Paris : The first female designer to lead Dior took her feminist revolution to another level on Friday, unleashing models in workers' blue overalls and Black Panther leather berets. 

Maria Grazia Chiuri continued her radical shake-up of the fabled French label with a rhapsody in navy blue -- the colour the label's founder Christian Dior said was "the only one which can ever compete with black".

The Italian designer marked her arrival last year with T-shirts bearing the slogan "We should all be feminists."

She took her empowerment message a step further on Friday with a sober and hugely surprising collection that mixed blue jeans with taffeta and velvet.

The show's guests were given a white bandana printed with her -- and now Dior's -- definition of a feminist: "A person who believes in the social, political and economic equality of the sexes."

The white bandana has been adopted as a symbol of resistance on fashion catwalks against politicians peddling division, a tilt at US President Donald Trump among others. 

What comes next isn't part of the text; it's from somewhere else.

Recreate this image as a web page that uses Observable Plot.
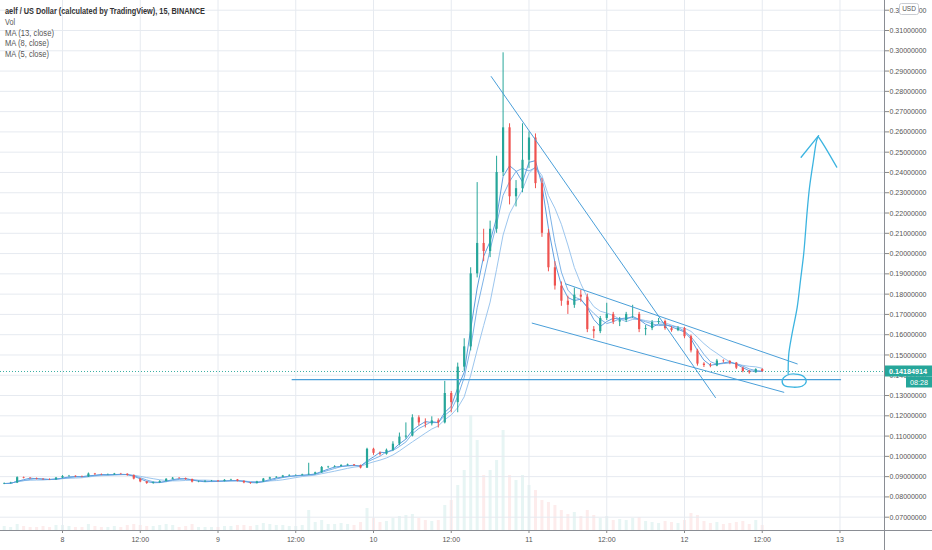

The contrast with the dreamy romanticism of Chiuri's first haute couture collection for the label in January could not have been starker.

Then she wowed critics with one dreamlike ball gown after another, which the New York Times described as "sheer romance".

In contrast, her autumn-winter ready-to-wear collection rarely strayed from navy blue and black, as if to acknowledge the hard word needed to achieve the equality she espouses.

Her models were in a big hurry -- worker ants out to revolutionise their world.